熱傷(やけど)は、老若男女を問わず頻度の多い外傷です。
原因のうち最も多いのは、熱いお湯や天ぷら油など高温の液体によるものですが、アイロンやホットカーラーなどの熱性固体、炊飯器の蒸気の吹き出し口やファンヒーターの温風などによる子どもの熱傷も、多くみられます。
広範囲なら病院へ
熱傷を負ってしまったら、直ちに冷却することが大切です。熱による組織の損傷が深くなることを防ぐだけでなく、受傷部位の炎症を抑え、痛みを緩和することができます。
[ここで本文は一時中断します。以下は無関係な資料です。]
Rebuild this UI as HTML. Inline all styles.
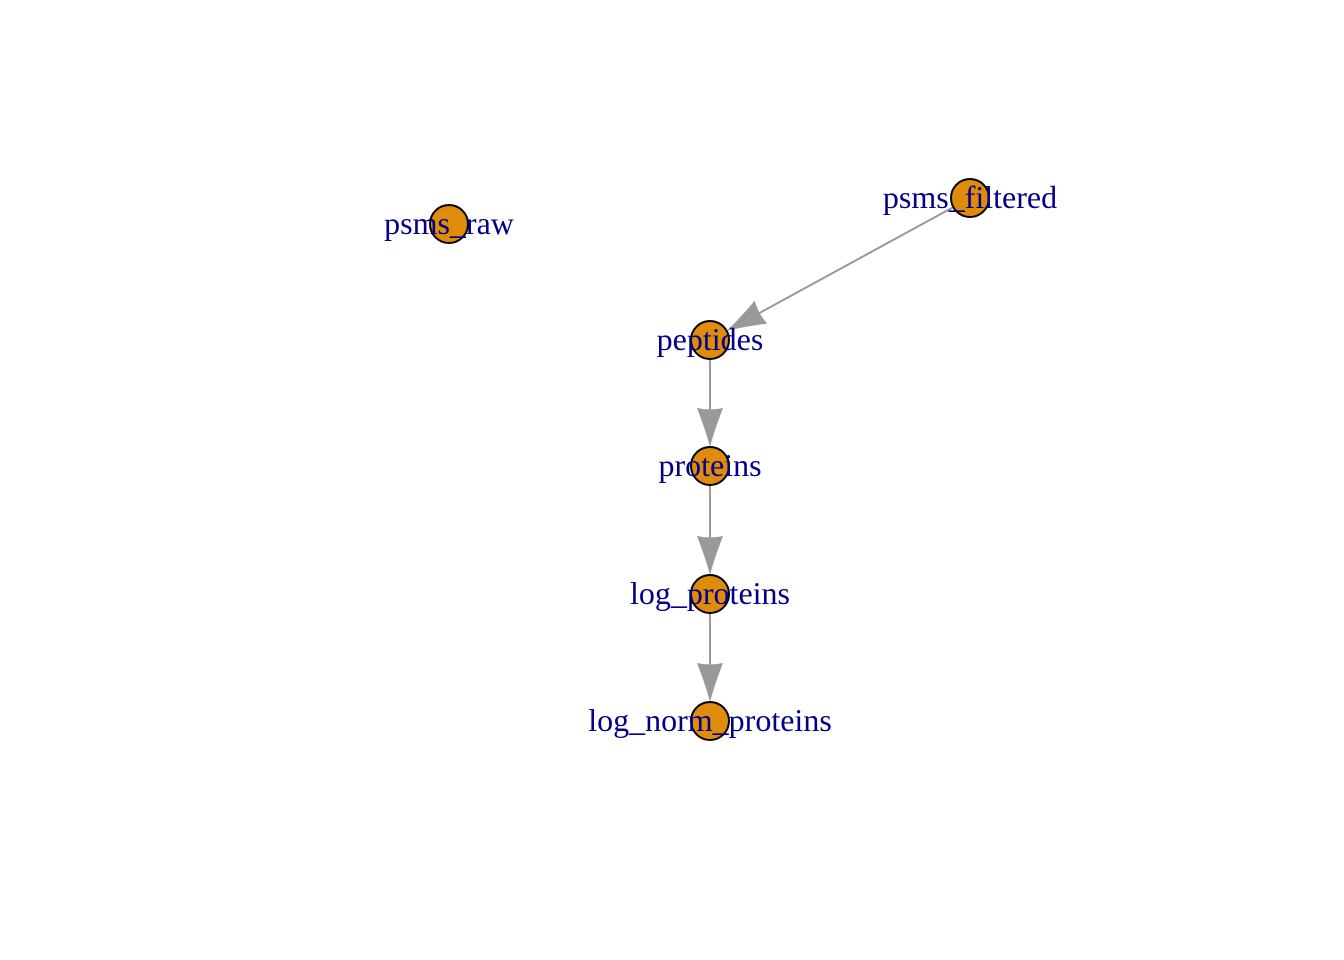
<!DOCTYPE html>
<html><head><meta charset="utf-8"><style>
html,body{margin:0;padding:0;background:#fff;}
svg{display:block;}
text{font-family:"Liberation Serif",serif;font-size:32px;fill:#00008B;}
</style></head><body>
<svg id="chart" width="1344" height="960" xmlns="http://www.w3.org/2000/svg">
<g id="edges"></g>
<g id="nodes"></g>
</svg>
<script>
const nodeNames = ["psms_raw","psms_filtered","peptides","proteins","log_proteins","log_norm_proteins"];
const nodeX = [449,970,710,710,710,710];
const nodeY = [224,198,340,466,594,721];
const edgeFrom = [1,2,3,4];
const edgeTo = [2,3,4,5];
const R = 19, HEAD = 39, HW = 13;
const NS = "http://www.w3.org/2000/svg";
const eg = document.getElementById('edges'), ng = document.getElementById('nodes');
for (let i = 0; i < edgeFrom.length; i++) {
  const a = edgeFrom[i], b = edgeTo[i];
  const dx = nodeX[b]-nodeX[a], dy = nodeY[b]-nodeY[a], L = Math.hypot(dx,dy);
  const ux = dx/L, uy = dy/L, px = -uy, py = ux;
  const sx = nodeX[a]+ux*R, sy = nodeY[a]+uy*R;
  const tx = nodeX[b]-ux*R, ty = nodeY[b]-uy*R;
  const bx = tx-ux*HEAD, by = ty-uy*HEAD;
  const g = document.createElementNS(NS,'g');
  
  
  const ln = document.createElementNS(NS,'line');
  ln.setAttribute('x1',sx);ln.setAttribute('y1',sy);ln.setAttribute('x2',bx+ux*5);ln.setAttribute('y2',by+uy*5);
  ln.setAttribute('stroke','#999');ln.setAttribute('stroke-width','2');
  
  
  g.appendChild(ln);
  const lx = bx+px*HW, ly = by+py*HW, rx = bx-px*HW, ry = by-py*HW;
  const c1x = bx+ux*HEAD*0.6+px*4, c1y = by+uy*HEAD*0.6+py*4;
  const c2x = bx+ux*HEAD*0.6-px*4, c2y = by+uy*HEAD*0.6-py*4;
  const mx = bx+ux*3, my = by+uy*3;
  const hd = document.createElementNS(NS,'path');
  hd.setAttribute('d',`M${tx},${ty} Q${c1x},${c1y} ${lx},${ly} Q${mx},${my} ${rx},${ry} Q${c2x},${c2y} ${tx},${ty}Z`);
  hd.setAttribute('fill','#999');
  
  
  g.appendChild(hd);
  eg.appendChild(g);
}
for (let i = 0; i < nodeNames.length; i++) {
  const g = document.createElementNS(NS,'g');
  
  
  const c = document.createElementNS(NS,'circle');
  c.setAttribute('cx',nodeX[i]);c.setAttribute('cy',nodeY[i]);c.setAttribute('r',R);
  c.setAttribute('fill','#E08C0B');c.setAttribute('stroke','#000');c.setAttribute('stroke-width','2');
  
  
  g.appendChild(c);
  const t = document.createElementNS(NS,'text');
  t.setAttribute('x',nodeX[i]);t.setAttribute('y',nodeY[i]+10);t.setAttribute('text-anchor','middle');
  t.textContent = nodeNames[i];
  
  
  g.appendChild(t);
  ng.appendChild(g);
}
</script>
</body></html>
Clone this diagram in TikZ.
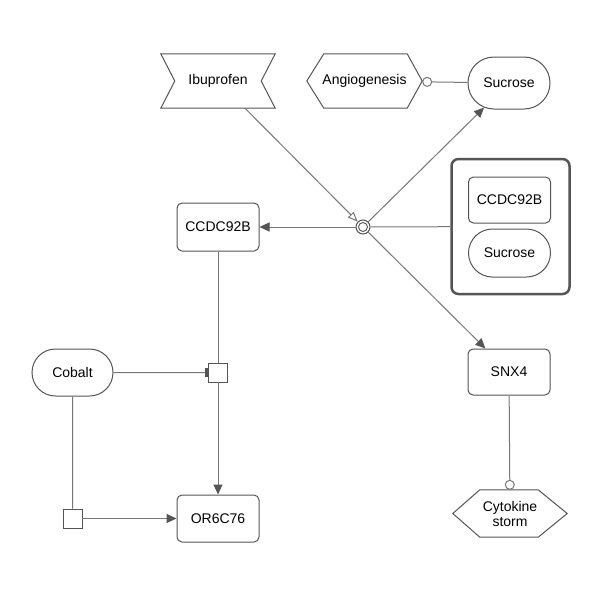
\documentclass[tikz,border=0pt]{standalone}
\usepackage{fontspec}
\setmainfont{Liberation Sans}
\usetikzlibrary{arrows.meta,shapes.misc,shapes.geometric}
\definecolor{nodecol}{HTML}{555555}
\definecolor{edgecol}{HTML}{777777}
\definecolor{tipcol}{HTML}{555555}
\begin{document}
\begin{tikzpicture}[x=1pt,y=-1pt,
  every node/.style={inner sep=0pt, font=\fontsize{14}{16}\selectfont, align=center},
  ent/.style={draw=nodecol, line width=1pt, fill=white},
  boxent/.style={ent, rounded corners=5pt, minimum width=82pt, minimum height=47pt},
  pillent/.style={ent, rounded rectangle, minimum width=82pt, minimum height=50pt},
  sqent/.style={draw=nodecol, line width=0.8pt, fill=white, minimum size=19pt},
  edge/.style={draw=edgecol, line width=1pt},
  arr/.style={-{Triangle[length=10pt,width=9pt,color=tipcol]}},
  openarr/.style={-{Triangle[open,length=10pt,width=8pt]}},
  circarr/.style={-{Circle[open,length=10pt,width=10pt]}},
  teearr/.style={-{Rectangle[length=3pt,width=9pt,color=tipcol]}},
  shapeline/.style={draw=nodecol, line width=1pt}
]
\useasboundingbox[fill=white] (0,0) rectangle (600,600);

% nodes
\node[minimum width=114pt, minimum height=54pt] (ibu) at (218,81) {Ibuprofen};
\draw[shapeline] (ibu.north west) -- (ibu.north east) -- ([xshift=-14pt]ibu.east) -- (ibu.south east) -- (ibu.south west) -- ([xshift=14pt]ibu.west) -- cycle;

\node[minimum width=115pt, minimum height=54pt] (ang) at (364.5,81) {Angiogenesis};
\draw[shapeline] (ang.west) -- ([xshift=17pt]ang.north west) -- ([xshift=-15pt]ang.north east) -- (ang.east) -- ([xshift=-15pt]ang.south east) -- ([xshift=17pt]ang.south west) -- cycle;

\node[pillent, minimum height=52pt] (suc) at (509,83) {Sucrose};

\node[draw=nodecol, line width=1pt, circle, minimum size=14pt, fill=white] (j) at (363,227) {};
\draw[draw=nodecol, line width=0.9pt] (j.center) circle[radius=4.5pt];

\node[boxent, minimum height=48pt] (ccdc) at (218,227) {CCDC92B};

\node[draw=nodecol, line width=2.5pt, rounded corners=7pt, minimum width=118pt, minimum height=135pt] (cx) at (510.5,226.5) {};
\node[boxent, minimum height=46pt] (ic) at (509.5,200) {CCDC92B};
\node[pillent, minimum height=48pt] (is) at (509.5,253) {Sucrose};

\node[boxent, minimum height=46pt] (snx) at (509,372) {SNX4};

\node[minimum width=114pt, minimum height=47pt] (cyt) at (510,513.5) {Cytokine\\[-1pt]storm};
\draw[shapeline] (cyt.west) -- ([xshift=27pt]cyt.north west) -- ([xshift=-29pt]cyt.north east) -- (cyt.east) -- ([xshift=-29pt]cyt.south east) -- ([xshift=27pt]cyt.south west) -- cycle;

\node[pillent, minimum width=81pt, minimum height=47pt] (cob) at (72.5,372.5) {Cobalt};
\node[sqent] (sq1) at (218,372.5) {};
\node[sqent] (sq2) at (72.5,518.5) {};
\node[boxent] (or) at (218,518.5) {OR6C76};

% edges
\draw[edge, openarr] (ibu) -- (j);
\draw[edge, arr] (j) -- (suc);
\draw[edge, arr] (j) -- (ccdc);
\draw[edge] (cx) -- (j);
\draw[edge, arr] (j) -- (snx);
\draw[edge, circarr] (suc) -- (ang);
\draw[edge] (ccdc) -- (sq1);
\draw[edge, arr] (sq1) -- (or);
\draw[edge, teearr] (cob) -- (sq1);
\draw[edge] (cob) -- (sq2);
\draw[edge, arr] (sq2) -- (or);
\draw[edge, circarr] (snx) -- (cyt);
\end{tikzpicture}
\end{document}
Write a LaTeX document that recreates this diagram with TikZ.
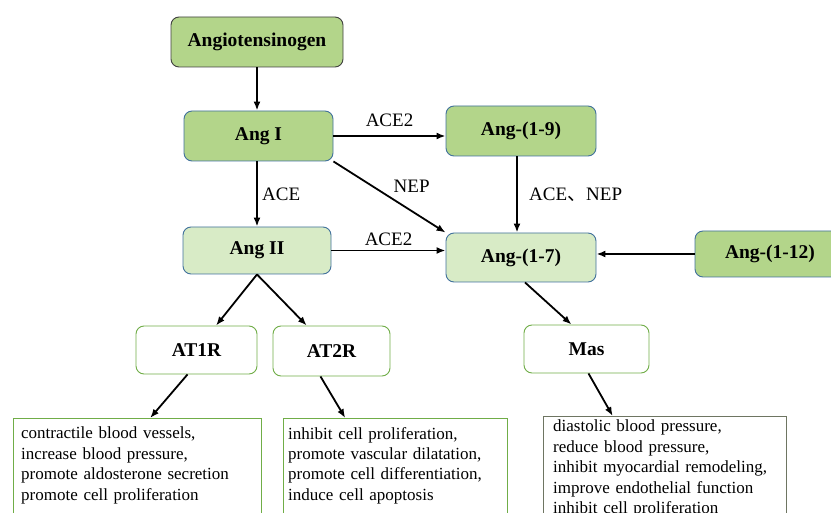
\documentclass[tikz,border=0pt]{standalone}
\usepackage{fontspec}
\setmainfont{Liberation Serif}
\newfontfamily\cjk{Noto Sans CJK SC}
\usetikzlibrary{arrows.meta}
\definecolor{darkleaf}{HTML}{B3D58A}
\definecolor{paleleaf}{HTML}{D8EBC6}
\definecolor{edgeblue}{HTML}{41719C}
\definecolor{edgegreen}{HTML}{70AD47}
\definecolor{edgegray}{HTML}{6E7562}
\tikzset{
  peptide/.style={draw=edgeblue, fill=darkleaf, rounded corners=8pt, line width=0.9pt,
    font=\fontsize{19.5}{23}\selectfont\bfseries, minimum width=150pt, minimum height=50pt},
  receptor/.style={draw=edgegreen, fill=white, rounded corners=8pt, line width=0.9pt,
    font=\fontsize{19.5}{23}\selectfont\bfseries, minimum height=48pt},
  efftext/.style={anchor=north west, align=left, inner ysep=9pt,
    font=\fontsize{17}{20.4}\selectfont},
  effframe/.style={draw=edgegreen, line width=0.9pt},
  arr/.style={-{Latex[length=9pt,width=7pt]}, line width=1.8pt},
  enzyme/.style={font=\fontsize{19}{22}\selectfont}
}
\begin{document}
\begin{tikzpicture}[x=1pt,y=-1pt]
\useasboundingbox (0,0) rectangle (831,513);
\clip (0,0) rectangle (831,513);

% precursor and peptides
\node[peptide, draw=black!75, minimum width=172pt] (angio) at (257,42) {Angiotensinogen};
\node[peptide, minimum width=149pt] (angI) at (258.5,136) {Ang I};
\node[peptide] (ang19) at (521,131) {Ang-(1-9)};
\node[peptide, minimum height=46pt] (ang112) at (770,254) {Ang-(1-12)};
\node[peptide, fill=paleleaf, minimum width=148pt, minimum height=47pt] (angII) at (257,250.5) {Ang II};
\node[peptide, fill=paleleaf, minimum height=49pt] (ang17) at (521,257.5) {Ang-(1-7)};

% receptors
\node[receptor, minimum width=121pt] (at1r) at (196.5,350) {AT1R};
\node[receptor, minimum width=117pt, minimum height=50pt] (at2r) at (331.5,351) {AT2R};
\node[receptor, minimum width=125pt] (mas) at (586.5,349) {Mas};

% effects
\node[efftext, inner xsep=8pt, text width=232pt] (eff1) at (13,418)
  {contractile blood vessels,\\ increase blood pressure,\\ promote aldosterone secretion\\ promote cell proliferation};
\draw[effframe] (eff1.north west) rectangle ([yshift=-120pt]eff1.north east);
\node[efftext, inner xsep=5pt, text width=214pt] (eff2) at (283,418)
  {inhibit cell proliferation,\\ promote vascular dilatation,\\ promote cell differentiation,\\ induce cell apoptosis};
\draw[effframe] (eff2.north west) rectangle ([yshift=-120pt]eff2.north east);
\node[efftext, inner xsep=10pt, inner ysep=4pt, text width=223pt] (eff3) at (543,416)
  {diastolic blood pressure,\\ reduce blood pressure,\\ inhibit myocardial remodeling,\\ improve endothelial function\\ inhibit cell proliferation};
\draw[effframe, draw=edgegray] (eff3.north west) rectangle ([yshift=-120pt]eff3.north east);

% conversions
\draw[arr] (angio.south) -- (angio.south |- angI.north);
\draw[arr] (angI.east) -- (angI.east -| ang19.west) node[enzyme, midway, above=5pt] {ACE2};
\draw[arr] (angI.south -| angII.north) -- (angII.north) node[enzyme, midway, right=1pt] {ACE};
\draw[arr] (angI.south east) -- (ang17.north west) node[enzyme, pos=0.5, above right=0pt] {NEP};
\draw[arr] ([xshift=-4pt]ang19.south) -- ([xshift=-4pt]ang17.north) node[enzyme, midway, right=8pt] {ACE{\cjk 、}NEP};
\draw[arr] (angII.east) -- (angII.east -| ang17.west) node[enzyme, midway, above=1pt] {ACE2};
\draw[arr] (ang112.west) -- (ang112.west -| ang17.east);

% binding
\draw[arr] (angII.south) -- (at1r);
\draw[arr] (angII.south) -- (at2r);
\draw[arr] ([xshift=4pt]ang17.south) -- ([xshift=-15pt]mas.north);

% effects
\draw[arr] ([xshift=-9pt]at1r.south) -- ([xshift=13pt]eff1.north);
\draw[arr] ([xshift=-11pt]at2r.south) -- ([xshift=-50pt]eff2.north);
\draw[arr] ([xshift=2pt]mas.south) -- ([xshift=-52pt]eff3.north);
\end{tikzpicture}
\end{document}
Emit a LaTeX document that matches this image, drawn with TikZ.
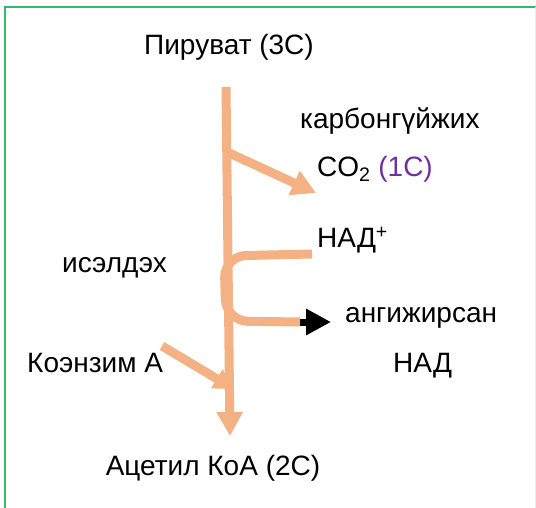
\documentclass[tikz,border=0pt]{standalone}
\usepackage{fontspec}
\setmainfont{Liberation Sans}
\usetikzlibrary{arrows.meta}
\definecolor{peach}{HTML}{F4B183}
\definecolor{frame}{HTML}{2EBD6B}
\definecolor{violet}{HTML}{7030A0}
\tikzset{
  label/.style={inner sep=0pt, font=\fontsize{28}{32}\selectfont, text=black},
  flow/.style={draw=peach, line width=9pt},
  flowhead/.style={-{Triangle[length=24pt,width=25pt]}},
}
\begin{document}
\begin{tikzpicture}[x=1pt,y=-1pt]
\useasboundingbox (0,0) rectangle (536,508);
% frame
\draw[frame, line width=2pt] (5,508) -- (5,7) -- (536,7);
\draw[black!8, line width=1pt] (535,7) -- (535,508);

% labels
\node[label] (pyr) at (229,47) {Пируват (3С)};
\node[label, anchor=west] (carb) at (300,121) {карбонгүйжих};
\node[label, anchor=west] (co2) at (317,169) {CO\textsubscript{2} \textcolor{violet}{(1С)}};
\node[label, anchor=west] (nadp) at (317,240) {НАД\textsuperscript{+}};
\node[label, anchor=west] (ox) at (62,268) {исэлдэх};
\node[label, anchor=west] (red) at (345,318) {ангижирсан};
\node[label, anchor=west] (nad) at (393,366) {НАД};
\node[label, anchor=west] (coa) at (27,363) {Коэнзим А};
\node[label] (acoa) at (213,468) {Ацетил КоА (2С)};

% anchor points of the flow lines
\coordinate (top) at (226,87);
\coordinate (bot) at (230,436);
\coordinate (split) at (227,152);
\coordinate (co2tip) at (316,193);
\coordinate (nadin) at (312,254);
\coordinate (nadout) at (300,322);
\coordinate (nadtip) at (331,322);
\coordinate (coain) at (162,346);
\coordinate (coatip) at (234,389);

% main pathway
\draw[flow, flowhead, fill=peach] (top) -- (bot);
% decarboxylation branch
\draw[flow, flowhead] (split) -- (co2tip);
% oxidation loop
\draw[flow, rounded corners=22pt] (nadin) -- (224,256) -- (226,321) -- (nadout);
\draw[black, line width=7pt, -{Triangle[length=25pt,width=25pt]}] (nadout) -- (nadtip);
% coenzyme A input
\draw[flow, -{Triangle[length=20pt,width=21pt]}] (coain) -- (coatip);
\end{tikzpicture}
\end{document}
衣服の上から受傷した場合は、すぐに脱げれば脱がせ、脱ぎにくい場合は衣服の上から直接水道水などを流します。服に火が燃え移るなど、全身の広範囲にわたる熱傷は致命的になることがありますので、すぐに病院へ搬送してください。
熱傷は、治癒後にケロイドや瘢痕(はんこん)となる場合があります。浅い熱傷では創痕を残さずに治癒することが多いですが、深い熱傷が混在していて傷跡が残ることもあります。
また、細菌感染を起こすと治癒まで時間がかかり、ケロイドなどの原因になるので、抗生剤の投与と受傷部の洗浄が必要です。食品用ラップによる密封閉鎖療法は、感染症を引き起こすことがあるので、決して行わないでください。
顔の熱傷では、熱風を吸い込むことによって気道熱傷になっている場合があります。気道がむくんで呼吸困難になり、人工呼吸器が必要になることもあります。鼻毛が焦げていたり、鼻腔(びくう)内にすすが付いていたりする場合は要注意です。
手の甲は皮膚が比較的薄く、熱傷が腱(けん)や関節などに及ぶと、高度な機能障害を残すことがあります。早めに受診してください。
酸やアルカリなどの化学物質による熱傷もあります。高温の物質による熱傷と違い、化学熱傷は物質が除去されるか不活性化されるまで反応が進行するため、深い損傷となることが多くあります。家庭でも消毒剤や漂白剤などが原因となるので、素手での作業は避けましょう。
大量の流水で流す

アルカリ(水酸化ナトリウム、アンモニア、生石灰など)は脂肪と反応しやすく、表面を洗い流しても皮下で組織損傷が進行しやすいので危険です。農薬や果樹の消毒剤などはこのような性質を持つ物が多いので、農業に従事する人は注意してください。薬品が肌に直接触れてしまったら、すぐに大量の流水で洗い流し、医療機関を受診しましょう。